As if this stranger's dream—which, from my standpoint, was so much prettier and more harmless than my own—had aroused my own capacity to dream or made it ambitious, immediately afterward I myself dreamed up a dream; to be sure, this one was not really beautiful or clever, but it was truly fantastic.

I was in the midst of a number of people on one of the upper floors of a large house, and I knew it was a theater in which
Steppenwolf
was to be performed; someone had adapted it as a play or an opera. Obviously, it was the premiere performance, to which I had been invited; and the proceedings on stage were familiar to me, but I could neither see nor hear them at all; I sat in a kind of niche, as if I were in the choir loft of a church, hidden behind the organ. There were quite a few of these niches up there; like so many trellises, they seemed to surround the actual auditorium, and now and then I would get up and go looking for a seat from which one could see the stage; but no such place could be found, we were sitting around rather like people who arrive too late and only know that behind the closed doors the performance goes on. But I knew the upcoming scenes were those on which the adaptors and producers had spared no expense on music, sets, or lighting, creating something which with loathing I term “grand theatrics,” something I would have liked to prevent. I began to feel uneasy. Then Dr. Korrodi came up to me smiling and said: “You can rest easy, no need to worry about an empty house.” I said: “That may be so, but all this theatrical to-do simply ruins the third act for me.”
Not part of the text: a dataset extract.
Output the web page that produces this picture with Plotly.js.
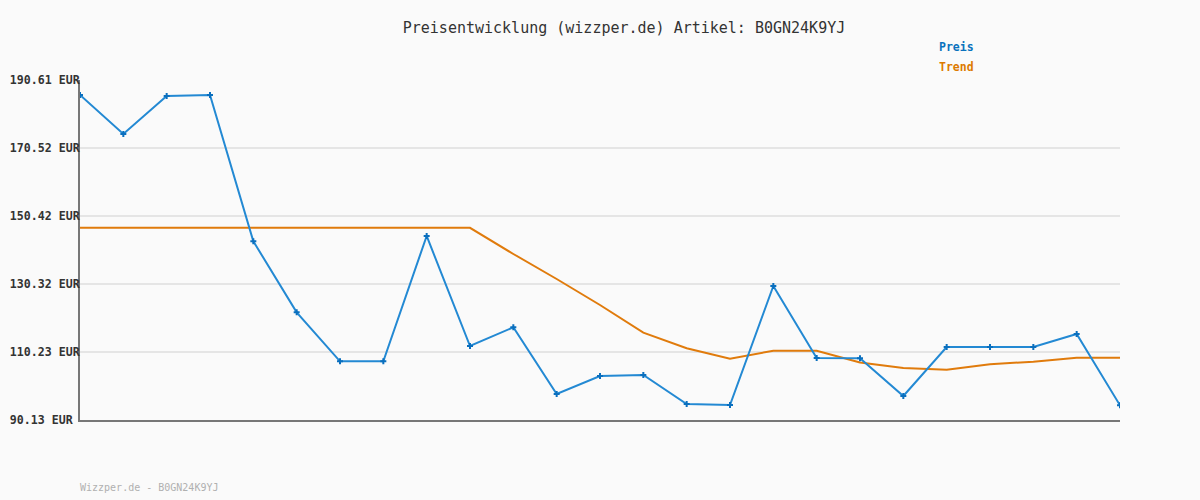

There was no further discussion. Gradually it dawned on me that this curious piece of architecture, which one could not see over and which separated the actual theater from me, was an organ, and again I got going, trying to find my way around it in the hope of discovering a way into the auditorium. I did not succeed, but on the other side of this organ construction, which reminded me a great deal of a library, I came upon a piece of equipment, a machine, an apparatus, that to some extent resembled a bicycle; at least it had two large wheels of equal size, and above them was something like a saddle. And all at once it was clear to me: if you sat up there in the saddle and got the wheels turning, then, through some kind of tube, you could see as well as hear what was going on onstage.

This was a solution, and it made me feel better. But the dream offered nothing further in the way of resolution or satisfaction; it was content to have invented this ingenious machine, and it was happy to leave me standing in front of it. For, to reach the rather high saddle, placed well up above the wheels, certainly did not seem an easy thing to do, except for young people who, moreover, were cyclists. And the saddle was never empty; whenever I got ready to start climbing into it, there was always somebody there ahead of me. And so I stood and stared at the saddle and the wondrous tube, through whose narrow shaft one could see as well as hear what was going on in the theater, where all the while the third act was being ruined by the experts. I was neither upset nor sad, really, but it seemed to me that some kind of hoax or deception had been perpetrated, and although the dramatization of
Steppenwolf
throughout was not to my liking, I would have given something to have succeeded in getting into the theater itself, or at least up into the saddle above the wonder-working tube. Nothing, however, came of it.